The (large) mass of right-handed neutrinos makes them couple to the gravity field, not only the weak interaction; but the lack of mass of left-handed neutrinos ensures that those merely couple to the weak force, not gravity.  This asymmetry in couplings for the two kinds of neutrinos is responsible for the small observable apparent mass of neutrinos, which is simply a time-average superposition between both of the states.  I don’t understand how anyone can accept the model for neutrino oscillation between between left and right handed states, if they don’t accept that both states have at least one interaction (i.e. Standard Model weak charge) in common, so I disagree strongly with Peter Woit’s statement that right-handed massive neutrinos don’t undergo weak (or any other S.M.) interactions:

Right-handed neutrino fields fit naturally into the SM pattern of fundamental fields, but with zero SU(3)xSU(2)xU(1) charges. That such fields have something to do with dark matter looks more promising than the SUSY or axion proposals of introducing a new and different sector of fields. – Woit

I disagree that right-handed neutrinos need to have a lack of weak charge: their short life (due to their mass) reduces the effective weak charge of right-handed neutrinos, simply because they aren’t there for long, as compared to left-handed neutrinos!  So I very much prefer Professor Matt Strassler’s far more cautiously-worded comment about right handed neutrinos:

… the dark matter particles are kind of like neutrinos — they’re fermions, like neutrinos, and they are connected to neutrinos in some way, though they aren’t as directly affected by the weak nuclear force.  [Emphasis added to key words.]

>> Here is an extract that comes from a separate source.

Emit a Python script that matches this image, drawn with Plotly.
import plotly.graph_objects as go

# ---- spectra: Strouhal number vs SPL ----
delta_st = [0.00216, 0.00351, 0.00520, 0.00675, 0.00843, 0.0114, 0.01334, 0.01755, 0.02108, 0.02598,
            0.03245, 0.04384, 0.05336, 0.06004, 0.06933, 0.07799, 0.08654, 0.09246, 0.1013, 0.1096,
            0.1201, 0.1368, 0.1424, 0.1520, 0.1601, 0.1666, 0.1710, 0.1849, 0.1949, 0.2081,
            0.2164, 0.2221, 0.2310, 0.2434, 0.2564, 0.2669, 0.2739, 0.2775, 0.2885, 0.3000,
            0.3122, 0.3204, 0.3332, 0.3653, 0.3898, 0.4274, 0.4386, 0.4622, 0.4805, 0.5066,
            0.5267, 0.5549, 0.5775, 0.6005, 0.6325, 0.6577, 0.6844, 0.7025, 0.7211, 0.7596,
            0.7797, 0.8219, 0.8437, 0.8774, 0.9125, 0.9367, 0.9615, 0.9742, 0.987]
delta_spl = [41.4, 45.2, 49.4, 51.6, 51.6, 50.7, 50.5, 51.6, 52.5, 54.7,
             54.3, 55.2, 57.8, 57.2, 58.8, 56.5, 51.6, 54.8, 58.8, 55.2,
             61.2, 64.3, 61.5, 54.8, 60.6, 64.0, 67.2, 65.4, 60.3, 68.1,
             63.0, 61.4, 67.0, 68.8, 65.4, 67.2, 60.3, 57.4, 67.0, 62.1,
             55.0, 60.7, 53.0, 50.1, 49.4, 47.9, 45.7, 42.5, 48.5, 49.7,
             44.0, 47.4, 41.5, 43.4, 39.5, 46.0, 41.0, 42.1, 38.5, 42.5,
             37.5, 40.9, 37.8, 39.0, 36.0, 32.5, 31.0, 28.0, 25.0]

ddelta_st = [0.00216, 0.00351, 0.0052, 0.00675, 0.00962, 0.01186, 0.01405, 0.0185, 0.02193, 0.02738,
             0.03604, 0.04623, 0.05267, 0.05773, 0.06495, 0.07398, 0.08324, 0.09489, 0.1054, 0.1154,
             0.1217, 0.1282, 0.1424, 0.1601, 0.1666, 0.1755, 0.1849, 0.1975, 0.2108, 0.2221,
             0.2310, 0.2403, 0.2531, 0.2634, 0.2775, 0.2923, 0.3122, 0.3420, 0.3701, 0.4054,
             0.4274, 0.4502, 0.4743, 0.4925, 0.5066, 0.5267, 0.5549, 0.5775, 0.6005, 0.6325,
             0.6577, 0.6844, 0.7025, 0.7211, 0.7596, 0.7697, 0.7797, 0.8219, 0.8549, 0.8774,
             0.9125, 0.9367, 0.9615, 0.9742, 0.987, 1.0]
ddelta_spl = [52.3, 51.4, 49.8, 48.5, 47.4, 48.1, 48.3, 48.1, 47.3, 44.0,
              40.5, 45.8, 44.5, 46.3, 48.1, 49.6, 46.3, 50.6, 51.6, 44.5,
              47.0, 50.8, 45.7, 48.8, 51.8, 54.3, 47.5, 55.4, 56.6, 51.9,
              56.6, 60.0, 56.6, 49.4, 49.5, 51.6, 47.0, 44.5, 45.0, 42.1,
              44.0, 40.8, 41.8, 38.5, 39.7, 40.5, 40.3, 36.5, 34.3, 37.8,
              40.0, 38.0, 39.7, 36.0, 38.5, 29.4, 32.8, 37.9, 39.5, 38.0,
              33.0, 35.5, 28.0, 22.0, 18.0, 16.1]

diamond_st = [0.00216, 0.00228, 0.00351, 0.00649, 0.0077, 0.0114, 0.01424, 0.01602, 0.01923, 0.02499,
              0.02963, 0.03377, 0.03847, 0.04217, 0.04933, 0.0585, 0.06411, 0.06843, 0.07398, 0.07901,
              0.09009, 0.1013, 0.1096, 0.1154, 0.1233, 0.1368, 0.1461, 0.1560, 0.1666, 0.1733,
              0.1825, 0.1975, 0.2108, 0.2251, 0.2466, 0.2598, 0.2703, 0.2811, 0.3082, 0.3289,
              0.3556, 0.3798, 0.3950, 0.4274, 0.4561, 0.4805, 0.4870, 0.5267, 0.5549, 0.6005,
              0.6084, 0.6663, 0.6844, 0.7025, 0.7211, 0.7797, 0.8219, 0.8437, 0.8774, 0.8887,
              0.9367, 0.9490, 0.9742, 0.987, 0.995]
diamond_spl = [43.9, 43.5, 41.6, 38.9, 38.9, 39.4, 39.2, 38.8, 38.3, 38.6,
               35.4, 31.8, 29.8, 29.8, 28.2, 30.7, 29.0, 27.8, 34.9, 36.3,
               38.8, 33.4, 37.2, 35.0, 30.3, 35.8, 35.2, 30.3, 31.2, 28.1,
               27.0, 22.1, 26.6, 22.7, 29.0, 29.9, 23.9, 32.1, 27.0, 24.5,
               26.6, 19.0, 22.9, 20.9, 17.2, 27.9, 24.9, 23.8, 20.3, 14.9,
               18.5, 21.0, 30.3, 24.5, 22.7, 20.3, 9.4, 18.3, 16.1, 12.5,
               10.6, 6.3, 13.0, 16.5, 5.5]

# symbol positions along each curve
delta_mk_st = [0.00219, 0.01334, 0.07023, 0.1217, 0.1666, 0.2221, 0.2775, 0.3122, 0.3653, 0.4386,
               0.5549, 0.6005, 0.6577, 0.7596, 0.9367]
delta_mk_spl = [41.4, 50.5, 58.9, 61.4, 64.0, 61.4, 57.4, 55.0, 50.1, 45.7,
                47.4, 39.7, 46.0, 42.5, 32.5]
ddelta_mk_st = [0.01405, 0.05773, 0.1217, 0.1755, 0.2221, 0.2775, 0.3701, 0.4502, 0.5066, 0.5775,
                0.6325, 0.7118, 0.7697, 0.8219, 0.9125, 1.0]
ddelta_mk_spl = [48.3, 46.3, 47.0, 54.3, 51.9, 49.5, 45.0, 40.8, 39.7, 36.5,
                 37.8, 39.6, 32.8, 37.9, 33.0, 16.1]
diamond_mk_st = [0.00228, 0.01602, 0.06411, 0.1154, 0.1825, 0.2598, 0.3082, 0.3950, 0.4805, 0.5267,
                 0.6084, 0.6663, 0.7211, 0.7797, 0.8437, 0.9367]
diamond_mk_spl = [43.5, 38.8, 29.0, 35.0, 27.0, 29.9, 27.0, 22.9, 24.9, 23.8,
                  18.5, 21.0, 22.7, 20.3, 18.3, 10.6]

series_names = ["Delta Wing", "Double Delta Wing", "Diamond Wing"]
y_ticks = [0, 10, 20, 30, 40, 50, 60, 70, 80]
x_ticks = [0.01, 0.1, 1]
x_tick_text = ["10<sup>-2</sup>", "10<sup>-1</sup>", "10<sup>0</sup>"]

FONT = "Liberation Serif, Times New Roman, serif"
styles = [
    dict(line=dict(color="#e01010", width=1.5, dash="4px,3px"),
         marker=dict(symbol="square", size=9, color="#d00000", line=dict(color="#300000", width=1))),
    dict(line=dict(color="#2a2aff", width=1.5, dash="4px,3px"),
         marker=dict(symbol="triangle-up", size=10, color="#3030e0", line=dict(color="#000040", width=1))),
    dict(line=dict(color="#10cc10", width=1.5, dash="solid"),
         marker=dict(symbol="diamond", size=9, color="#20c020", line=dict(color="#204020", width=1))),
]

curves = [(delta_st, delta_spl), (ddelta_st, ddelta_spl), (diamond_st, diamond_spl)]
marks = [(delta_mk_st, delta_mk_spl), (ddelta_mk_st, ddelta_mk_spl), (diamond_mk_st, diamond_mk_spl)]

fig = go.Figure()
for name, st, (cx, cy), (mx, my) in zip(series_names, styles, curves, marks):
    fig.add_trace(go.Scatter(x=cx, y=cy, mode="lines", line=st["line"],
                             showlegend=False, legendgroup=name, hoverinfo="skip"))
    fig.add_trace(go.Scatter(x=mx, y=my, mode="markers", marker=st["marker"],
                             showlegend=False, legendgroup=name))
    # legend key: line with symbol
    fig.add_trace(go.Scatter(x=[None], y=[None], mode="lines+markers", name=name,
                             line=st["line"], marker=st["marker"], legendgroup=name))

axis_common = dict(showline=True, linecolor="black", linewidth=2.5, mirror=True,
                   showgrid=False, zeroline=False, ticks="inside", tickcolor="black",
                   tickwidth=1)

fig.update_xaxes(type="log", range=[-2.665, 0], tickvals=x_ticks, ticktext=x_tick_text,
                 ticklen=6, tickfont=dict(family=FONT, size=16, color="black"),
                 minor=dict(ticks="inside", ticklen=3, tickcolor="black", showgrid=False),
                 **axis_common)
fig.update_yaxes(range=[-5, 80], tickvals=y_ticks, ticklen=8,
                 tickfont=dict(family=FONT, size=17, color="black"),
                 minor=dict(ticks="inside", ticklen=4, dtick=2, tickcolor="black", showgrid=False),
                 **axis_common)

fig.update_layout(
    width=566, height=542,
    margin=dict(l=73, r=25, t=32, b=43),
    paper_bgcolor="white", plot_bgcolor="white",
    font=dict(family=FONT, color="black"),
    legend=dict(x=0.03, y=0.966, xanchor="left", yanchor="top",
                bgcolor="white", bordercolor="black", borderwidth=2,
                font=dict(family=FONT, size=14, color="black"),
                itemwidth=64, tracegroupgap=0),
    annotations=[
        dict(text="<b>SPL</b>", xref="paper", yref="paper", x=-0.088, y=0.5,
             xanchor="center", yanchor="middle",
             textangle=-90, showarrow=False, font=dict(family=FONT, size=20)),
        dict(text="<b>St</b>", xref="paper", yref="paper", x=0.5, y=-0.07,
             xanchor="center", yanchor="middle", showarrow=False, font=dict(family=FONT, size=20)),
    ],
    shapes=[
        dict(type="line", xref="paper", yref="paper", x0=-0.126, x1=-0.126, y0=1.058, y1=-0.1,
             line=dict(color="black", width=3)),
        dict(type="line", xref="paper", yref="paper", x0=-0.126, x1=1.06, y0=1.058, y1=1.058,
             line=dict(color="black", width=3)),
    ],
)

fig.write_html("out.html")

The fact that the right-handed neutrinos “aren’t as directly affected by the weak nuclear force” as left-handed neutrinos is simply down to their short-lifetime due to their immense mass.

The lifetime for spontaneously produced particles of mass in vacuum is only h-bar/(mc^2) seconds, whereas left handed neutrinos are massless and therefore have an effectively infinite lifetime, and so they remain unchanged until they undergo a weak interaction with either a flavour-changing, massive, short-lived right-handed neutrino in the vacuum, or else a Standard Model weak charge.

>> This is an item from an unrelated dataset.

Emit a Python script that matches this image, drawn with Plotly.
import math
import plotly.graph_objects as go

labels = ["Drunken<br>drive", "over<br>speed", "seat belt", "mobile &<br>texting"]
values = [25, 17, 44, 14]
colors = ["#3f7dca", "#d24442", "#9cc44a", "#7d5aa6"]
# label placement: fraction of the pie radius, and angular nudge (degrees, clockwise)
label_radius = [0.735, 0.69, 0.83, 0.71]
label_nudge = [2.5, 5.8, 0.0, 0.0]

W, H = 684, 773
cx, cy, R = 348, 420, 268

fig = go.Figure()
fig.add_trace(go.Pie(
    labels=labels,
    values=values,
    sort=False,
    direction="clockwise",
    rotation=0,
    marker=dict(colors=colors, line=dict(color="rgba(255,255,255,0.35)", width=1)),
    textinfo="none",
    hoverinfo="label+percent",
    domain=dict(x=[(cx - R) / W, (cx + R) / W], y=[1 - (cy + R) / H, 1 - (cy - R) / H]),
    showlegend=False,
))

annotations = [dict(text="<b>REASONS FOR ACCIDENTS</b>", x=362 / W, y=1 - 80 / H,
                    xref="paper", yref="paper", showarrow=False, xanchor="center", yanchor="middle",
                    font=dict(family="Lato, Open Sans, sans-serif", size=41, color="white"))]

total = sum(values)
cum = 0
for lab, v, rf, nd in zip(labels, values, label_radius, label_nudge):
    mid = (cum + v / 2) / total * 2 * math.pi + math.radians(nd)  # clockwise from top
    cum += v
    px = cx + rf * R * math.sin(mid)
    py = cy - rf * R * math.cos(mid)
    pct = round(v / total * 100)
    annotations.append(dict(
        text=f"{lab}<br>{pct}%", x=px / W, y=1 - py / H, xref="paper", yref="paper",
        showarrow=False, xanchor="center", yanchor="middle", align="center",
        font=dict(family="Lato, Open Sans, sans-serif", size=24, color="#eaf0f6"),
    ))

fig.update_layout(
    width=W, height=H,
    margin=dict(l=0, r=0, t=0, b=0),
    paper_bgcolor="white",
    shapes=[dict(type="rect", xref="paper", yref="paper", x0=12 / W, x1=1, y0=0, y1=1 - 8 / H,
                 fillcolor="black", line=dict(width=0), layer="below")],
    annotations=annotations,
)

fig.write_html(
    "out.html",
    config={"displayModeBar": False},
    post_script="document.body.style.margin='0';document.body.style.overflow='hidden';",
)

Since the massive Standard Model charges that form ordinary matter are long lived (not spontaneous pair-production short-life particles in the vacuum), their weak charge cross-sections are more apparent, simply because they last far than those of massive right-handed neutrinos, a simple fact that apparently appears so “facile” to some highly technical dudes, that no effect is made to grasp it at all!